Molosky v. Washington Mutual, Inc.
2011 U.S. App. LEXIS 25436
| 6th Cir. | 2011Background
- Moloskys obtained a mortgage from Bank of Ann Arbor; Washington Mutual later servicing the loan.
- The note included a Borrower’s Right to Prepay allowing full or partial prepayments without a prepayment charge.
- The Release provision allowed a fee for releasing the security instrument if paid to a third party and permitted under law.
- Moloskys prepaid the loan, and WaMu charged a $30 payoff-statement fee and a $14 recording fee.
- District court held state-law claims preempted by HOLA and RESPA claim nonmeritorious; one contract-based claim not preempted was remanded for consideration.
- On appeal, the court remanded only the contract claim regarding the payoff statement fee; all other state-law claims were affirmed or dismissed on preemption or failure to state a claim.
Issues
| Issue | Plaintiff's Argument | Defendant's Argument | Held |
|---|---|---|---|
| Preemption of state-law claims under HOLA reg. | Moloskys contend state laws govern payoff/recording fees. | WaMu argues HOLA and OTS regulations preempt state law. | Contract claim not preempted; state-law claims preempted or dismissed as to others. |
| RESPA applicability to post-settlement fees | Fees relate to settlement services and are within RESPA §2607. | Post-settlement fees are not settlement services under RESPA and not actionable. | RES-PA claim rejected; payoff fee not a settlement service. |
| Michigan Usury Act preemption | Usury act governs prepayment fees. | OTS preemption extends to loan-related fees. | Michigan Usury Act preempted by HOLA, claims dismissed. |
| Contract claim on payoff fee under §560.2(c) | Contract terms should be enforced despite preemption. | Contract terms survive only if not preempted; but preemption analysis controls. | Contract claim not preempted; merits require remand for further consideration. |
| Deed recording statute and consumer protection claims | Statutory claims prohibit recording fees and deceptive practices. | Federal authorization of WaMu to service loans exempts claims. | Claims fail on state-law grounds; exemptions apply; dismissed. |
Key Cases Cited
- American Airlines, Inc. v. Wolens, 513 U.S. 219 (U.S. 1995) (contract preemption distinctions; state contract law may enforce terms.)

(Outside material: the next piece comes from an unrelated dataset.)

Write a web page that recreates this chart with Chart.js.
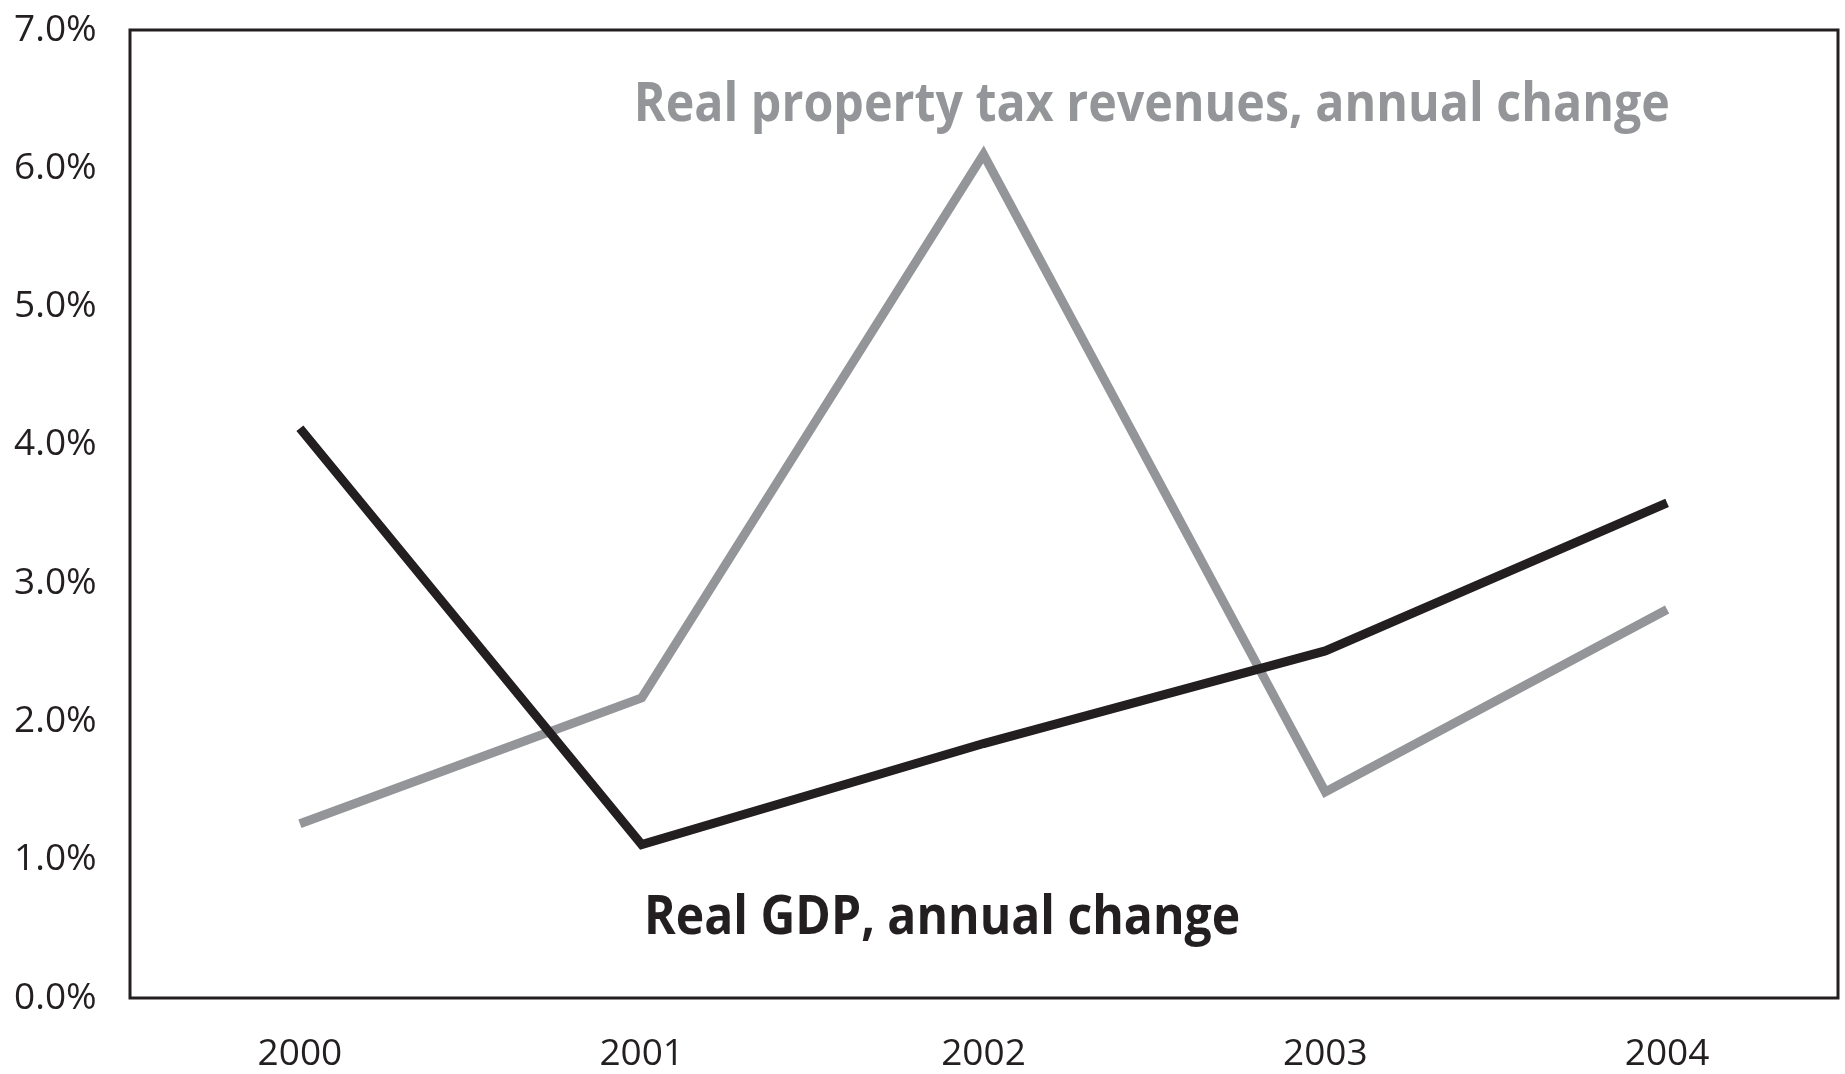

- In re Ocwen Loan Servicing, 491 F.3d 638 (7th Cir. 2007) (servicing vs. origination distinctions; preemption limits under §560.2(c).)
- Silvas v. E*Trade Mortg. Corp., 514 F.3d 1001 (9th Cir. 2008) (OTS preemption framework; field preemption and servicing context.)
- United States v. Locke, 529 U.S. 89 (U.S. 2000) (strong federal presence in regulatory fields supports preemption.)
- Washington Mut. Bank v. Wimbush, 619 F.3d 632 (6th Cir. 2010) (application of HOLA preemption; federal savings associations context.)
- Cohen v. JP Morgan Chase & Co., 498 F.3d 111 (2d Cir. 2007) (RESPA settlement-service interpretation context.)
- Fidelity Fed. Sav. & Loan Ass’n v. de la Cuesta, 458 U.S. 141 (U.S. 1982) (OTS preemption breadth and field occupancy.)